The Southern District of New York ruled on Wednesday that the publicly traded firm Longfin Corp. must reimburse investors over $223 million in a default ruling of the dispute over the company’s 2017 initial public offering (IPO).
Default judgments occur when a defendant fails to appear or respond in court, although they can be appealed if the defendant produces a valid reason for missing a deadline. The deadline for a request for entry of judgment was July 24th, which passed without defendants opposing it, the filing said.
“On June 26, Lead Plaintiff submitted a letter stating that the SEC [Securities and Exchange Commission] calculated damages based on the defendants’ unlawful gains, while damages calculations were measured by investors out-of-pocket losses in the class action,” according to the filing.

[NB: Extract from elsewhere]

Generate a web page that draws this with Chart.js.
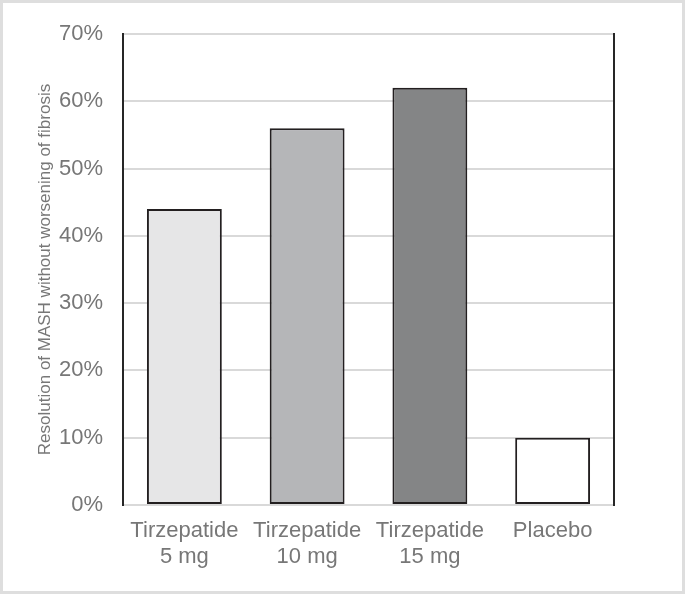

Longfin has been accused of deceiving its shareholders and falsifying its eligibility for a listing on Nasdaq. Apart from Longfin itself, those accused are its CEO Venkata Meenaalli, CTO Vivek Ratakonda and Suresh Tammineedi, who was the director of two companies related to Longfin, according to the court filing.
In 2017, as part of the alleged scam, the company issued 409,360 shares of Longfin common stock to acquire a listing on Nasdaq. Moreover, its stock price went up by 2000% immediately after it acquired an undervalued blockchain startup. Around the same time, the alleged participants made up false and deceiving statements about the company from December 2017 through March 2018 in order to maneuver the price of Longfin’s shares, which eventually rose to $142.82 per share.
After a number of allegations about the firm surfaced, the SEC launched an investigation into it, according to the filing. The company shut down in November 2018 — however it continues to pay the reimbursement.